Aux États-Unis, le Pentagone travaille aujourd’hui avec seulement cinq principaux sous-traitants de la défense, ce, alors que dans les années 1990, leur nombre était de 51.
Aveuglé par l’idée reçue alimentée depuis longtemps selon laquelle l'Occident ne mènerait plus jamais de guerre industrielle, pour reprendre les mots d’un conseiller occidental à la défense, chez les pays occidentaux, presque personne n'a maintenu la capacité d'augmenter la production nationale d'équipements clés.
Les fabricants d'armes occidentaux se démènent désormais pour s'approvisionner en composants et matériaux rares pour fabriquer des armes et des munitions qui, jusqu'à récemment, étaient à peine demandées.
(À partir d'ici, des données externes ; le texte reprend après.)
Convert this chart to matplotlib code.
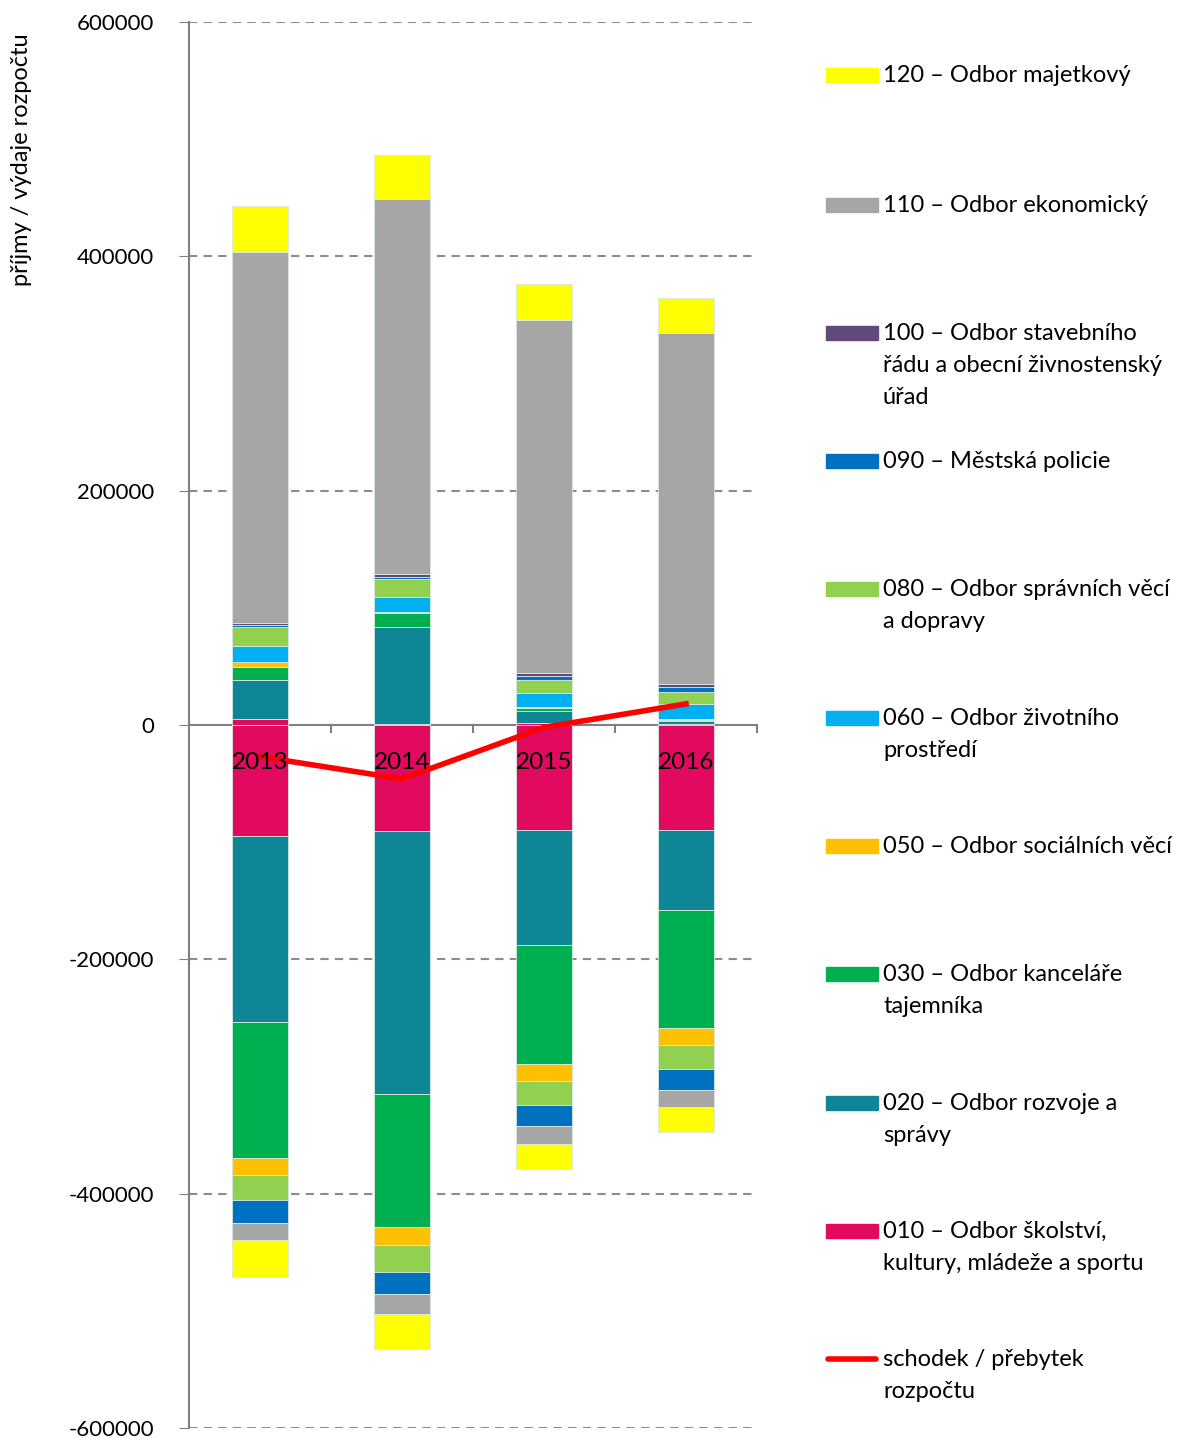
import numpy as np
import matplotlib
matplotlib.use("Agg")
import matplotlib.pyplot as plt
from matplotlib.patches import Rectangle
from matplotlib.lines import Line2D

plt.rcParams['font.family'] = ['Lato', 'DejaVu Sans']

years = ["2013", "2014", "2015", "2016"]

# departments, bottom to top of the stack
codes = ["010", "020", "030", "050", "060", "080", "090", "100", "110", "120"]
names = [
    "010 – Odbor školství,\nkultury, mládeže a sportu",
    "020 – Odbor rozvoje a\nsprávy",
    "030 – Odbor kanceláře\ntajemníka",
    "050 – Odbor sociálních věcí",
    "060 – Odbor životního\nprostředí",
    "080 – Odbor správních věcí\na dopravy",
    "090 – Městská policie",
    "100 – Odbor stavebního\nřádu a obecní živnostenský\núřad",
    "110 – Odbor ekonomický",
    "120 – Odbor majetkový",
]
colors = ["#E10A5F", "#0E8696", "#00B050", "#FFC000", "#00B0F0",
          "#92D050", "#0070C0", "#604A7B", "#A6A6A6", "#FFFF00"]

# revenues (příjmy), one list per department: 2013..2016
income = {
    "010": [5000, 500, 1700, 1000],
    "020": [33000, 83400, 10200, 2000],
    "030": [11400, 11900, 2300, 1000],
    "050": [4500, 600, 800, 1100],
    "060": [13900, 12700, 12500, 12800],
    "080": [16200, 15400, 10800, 10500],
    "090": [1100, 1700, 3700, 4300],
    "100": [2300, 2800, 2600, 2600],
    "110": [316300, 320300, 301300, 299300],
    "120": [39600, 37600, 30700, 29900],
}
# expenditures (výdaje), negative
expense = {
    "010": [-94500, -90500, -89600, -89600],
    "020": [-159300, -224500, -98200, -68300],
    "030": [-116100, -113500, -101600, -100400],
    "050": [-14500, -15600, -14800, -14800],
    "060": [0, 0, 0, 0],
    "080": [-21300, -22800, -20000, -20500],
    "090": [-19600, -18800, -17900, -17600],
    "100": [0, 0, 0, 0],
    "110": [-14500, -17100, -15600, -15000],
    "120": [-31300, -30100, -21300, -20800],
}
balance = [-27000, -46000, -2000, 18000]

W, H = 1182, 1438
fs = 17
fig = plt.figure(figsize=(W / 100, H / 100), dpi=100)
ax = fig.add_axes([189 / W, 1 - 1428 / H, (757 - 189) / W, (1428 - 22) / H])

x = np.arange(len(years))
pos_bottom = np.zeros(len(years))
neg_bottom = np.zeros(len(years))
for code, col in zip(codes, colors):
    v = np.array(income[code], dtype=float)
    ax.bar(x, v, 0.4, bottom=pos_bottom, color=col, edgecolor="#d8e8e0",
           linewidth=0.6, zorder=2)
    pos_bottom += v
    n = np.array(expense[code], dtype=float)
    ax.bar(x, n, 0.4, bottom=neg_bottom, color=col, edgecolor="#d8e8e0",
           linewidth=0.6, zorder=2)
    neg_bottom += n

ax.plot(x, balance, color="#FF0000", lw=4, zorder=3)

ax.set_xlim(-0.5, 3.5)
ax.set_ylim(-600000, 600000)
ax.set_yticks(np.arange(-600000, 600001, 200000))
ax.set_yticklabels([str(v) for v in range(-600000, 600001, 200000)], fontsize=16)
ax.tick_params(axis="y", length=7, color="#808080", pad=18)
ax.set_xticks([])
for v in [-600000, -400000, -200000, 200000, 400000, 600000]:
    ax.axhline(v, color="#8c8c8c", lw=1.5, ls=(0, (4, 3)), zorder=1)

for s in ["top", "right", "bottom"]:
    ax.spines[s].set_visible(False)
ax.spines["left"].set_color("#808080")
ax.spines["left"].set_linewidth(1.5)

# category axis at zero
ax.axhline(0, color="#808080", lw=1.5, zorder=1.5)
for t in np.arange(0.5, 4.0, 1.0):
    ax.plot([t, t], [0, -7 * 853], color="#808080", lw=1.5, clip_on=False, zorder=1.5)
for xi, yr in zip(x, years):
    ax.text(xi, -32000, yr, ha="center", va="center", fontsize=fs + 0.5, zorder=4)

fig.text(22 / W, 1 - 160 / H, "příjmy / výdaje rozpočtu", rotation=90,
         ha="center", va="center", fontsize=fs)

# legend, drawn by hand
ys = [75, 205, 333, 461, 589, 718, 846, 974, 1103, 1231, 1359]
for i, (name, col) in enumerate(zip(names[::-1], colors[::-1])):
    yy = ys[i]
    fig.patches.append(Rectangle((826 / W, 1 - (yy + 7) / H), 52 / W, 14 / H,
                                 color=col, transform=fig.transFigure))
    fig.text(883 / W, 1 - (yy - 10) / H, name, ha="left", va="top",
             fontsize=fs, linespacing=1.65)
fig.lines.append(Line2D([828 / W, 876 / W], [1 - ys[-1] / H] * 2, color="#FF0000",
                        lw=4, solid_capstyle="round", transform=fig.transFigure))
fig.text(883 / W, 1 - (ys[-1] - 10) / H, "schodek / přebytek\nrozpočtu", ha="left",
         va="top", fontsize=fs, linespacing=1.65)

fig.savefig("out.png", dpi=100)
Certains des composants électroniques des missiles Stinger, fabriqués pour la dernière fois à grande échelle il y a 20 ans, ne sont plus disponibles dans le commerce, selon Raytheon.
Alex Cresswell, directeur général de Thales UK, qui fabrique les missiles antichars NLAW loués en Ukraine, a déclaré que « le Royaume-Uni a épuisé ses stocks mais n'investit pas suffisamment pour éviter l'obsolescence ».
En ce qui concerne les systèmes de lance-roquettes guidés multiples fabriqués par Lockheed Martin que Kiev a plaidé pour pouvoir lancer des frappes derrière les lignes ennemies, les États-Unis ont envoyé environ un tiers de leur stock total de 20 000 à 25 000 missiles. Mais ils ne peuvent pas facilement les remplacer par des versions plus anciennes, car elles utilisent des armes à sous-munitions interdites dans leurs ogives, a déclaré Mark Cancian, un ancien responsable du Pentagone.
De nombreux experts militaires suivent de près la guerre en Ukraine pour avoir une vision claire de la structure de la guerre moderne. La première leçon à tirer était l'importance et la nécessité de maintenir les stocks d'armes de base dans les arsenaux de leurs pays respectifs, conclut le rapport du journal britannique.